With Detroit’s woes piling up this off-season, the Kansas City Royals have an opportunity to compete for the division. Tigers general manager Dave Dombrowski kicked off this off-season by dumping crafty starting pitcher Doug Fister. He followed with equally baffling moves by acquiring third-tier infielders Alex Gonzalez and Andrew Romine. Not great moves, Dave.
While that’s all well and good for the Royals, the Tigers still have a lights out rotation, and regardless of their front office shortcomings, the Detroit Tigers are still the division favorite, leaving the Royals to fight for a wild card berth.
The new playoff system allows two non-division winners into an elimination game, essentially opening up the race to any team with above a .500 record. That makes for a lot of teams competing with the Royals for a playoff spot. So, who are these teams and just how good are they?
To start with, the Indians will almost certainly enter into wild card talk, neck-and-neck with the Royals. Their rotation isn’t much to brag about, but their lineup is studly. You can check out their in-division preview here.
The Angels, Orioles, and Blue Jays probably fall out of the playoff race early, but should finish somewhere around or just above .500.
Here are the real competitors.
New York Yankees: 84-78
The Yanks spent half-a-billion dollars this off-season to barge their way back into the playoff conversation. They signed free agents Jacoby Ellsbury, Brian McCann and Japanese ace Masahiro Tanaka to monster contracts.

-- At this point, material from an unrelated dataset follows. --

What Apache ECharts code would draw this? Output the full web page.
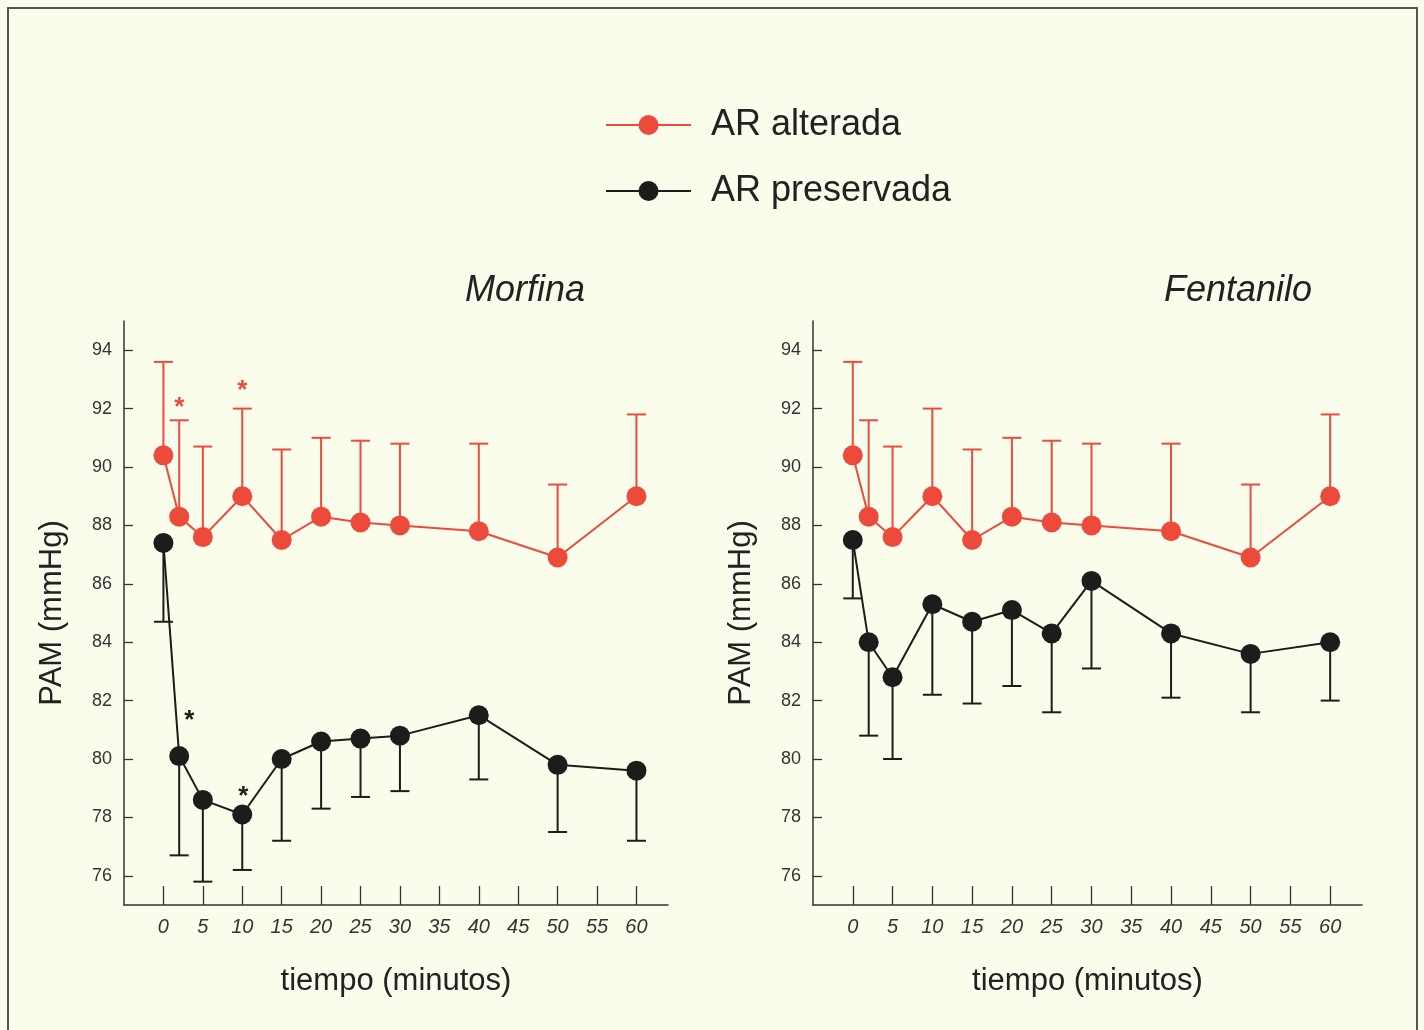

Their aged but powerful set of outfielders and designated hitters will create enough offense to win a sizable amount of games behind an average rotation, but the team’s terrible infield will serve as an anchor on the offense for duration.
If Tanaka lives up to the hype in his rookie year and C.C. Sabathia bounces back after last year’s disappointing season, in which he posted a 4.74 ERA, the team suddenly looks like a 90-game winner.